* TASK DIRECTIONS:
Pictures in the data below are not part of the copy; transcribe everything else exactly.
========================================
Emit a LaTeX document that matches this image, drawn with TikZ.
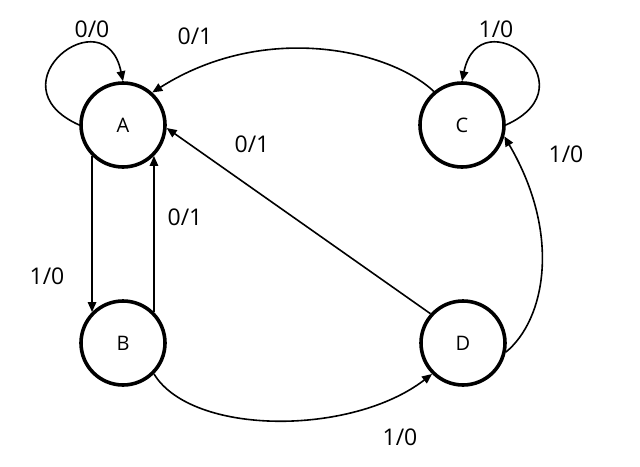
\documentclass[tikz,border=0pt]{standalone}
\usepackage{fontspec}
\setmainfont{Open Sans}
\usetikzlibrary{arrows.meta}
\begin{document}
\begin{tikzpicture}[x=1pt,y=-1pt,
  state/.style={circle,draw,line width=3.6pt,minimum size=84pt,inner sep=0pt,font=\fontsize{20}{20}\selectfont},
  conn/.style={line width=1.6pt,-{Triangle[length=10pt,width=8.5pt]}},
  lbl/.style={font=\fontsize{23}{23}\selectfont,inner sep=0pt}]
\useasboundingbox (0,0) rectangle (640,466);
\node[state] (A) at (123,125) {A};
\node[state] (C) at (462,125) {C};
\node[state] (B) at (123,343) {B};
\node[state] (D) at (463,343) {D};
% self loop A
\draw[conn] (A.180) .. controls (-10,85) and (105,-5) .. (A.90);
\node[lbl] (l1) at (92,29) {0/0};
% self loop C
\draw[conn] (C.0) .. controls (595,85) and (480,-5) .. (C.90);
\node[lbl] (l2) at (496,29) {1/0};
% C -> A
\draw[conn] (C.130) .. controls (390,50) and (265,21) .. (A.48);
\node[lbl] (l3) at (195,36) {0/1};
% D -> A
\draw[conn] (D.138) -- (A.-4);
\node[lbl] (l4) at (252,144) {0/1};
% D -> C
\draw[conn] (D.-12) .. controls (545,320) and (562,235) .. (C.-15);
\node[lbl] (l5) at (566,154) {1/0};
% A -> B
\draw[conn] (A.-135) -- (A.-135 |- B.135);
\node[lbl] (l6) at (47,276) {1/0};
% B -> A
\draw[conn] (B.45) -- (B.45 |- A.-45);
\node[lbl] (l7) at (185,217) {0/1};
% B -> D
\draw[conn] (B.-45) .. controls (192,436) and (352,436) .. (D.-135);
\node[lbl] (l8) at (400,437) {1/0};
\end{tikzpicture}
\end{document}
========================================
* SOLVED EXERCISE:
Emit a LaTeX document that matches this image, drawn with TikZ.
\documentclass[tikz,border=0pt]{standalone}
\usepackage{fontspec}
\setmainfont{Open Sans}
\usetikzlibrary{arrows.meta}
\begin{document}
\begin{tikzpicture}[x=1pt,y=-1pt,
  state/.style={circle,draw,line width=3.6pt,minimum size=84pt,inner sep=0pt,font=\fontsize{20}{20}\selectfont},
  conn/.style={line width=1.6pt,-{Triangle[length=10pt,width=8.5pt]}},
  lbl/.style={font=\fontsize{23}{23}\selectfont,inner sep=0pt}]
\useasboundingbox (0,0) rectangle (640,466);
\node[state] (A) at (123,125) {A};
\node[state] (C) at (462,125) {C};
\node[state] (B) at (123,343) {B};
\node[state] (D) at (463,343) {D};
% self loop A
\draw[conn] (A.180) .. controls (-10,85) and (105,-5) .. (A.90);
\node[lbl] (l1) at (92,29) {0/0};
% self loop C
\draw[conn] (C.0) .. controls (595,85) and (480,-5) .. (C.90);
\node[lbl] (l2) at (496,29) {1/0};
% C -> A
\draw[conn] (C.130) .. controls (390,50) and (265,21) .. (A.48);
\node[lbl] (l3) at (195,36) {0/1};
% D -> A
\draw[conn] (D.138) -- (A.-4);
\node[lbl] (l4) at (252,144) {0/1};
% D -> C
\draw[conn] (D.-12) .. controls (545,320) and (562,235) .. (C.-15);
\node[lbl] (l5) at (566,154) {1/0};
% A -> B
\draw[conn] (A.-135) -- (A.-135 |- B.135);
\node[lbl] (l6) at (47,276) {1/0};
% B -> A
\draw[conn] (B.45) -- (B.45 |- A.-45);
\node[lbl] (l7) at (185,217) {0/1};
% B -> D
\draw[conn] (B.-45) .. controls (192,436) and (352,436) .. (D.-135);
\node[lbl] (l8) at (400,437) {1/0};
\end{tikzpicture}
\end{document}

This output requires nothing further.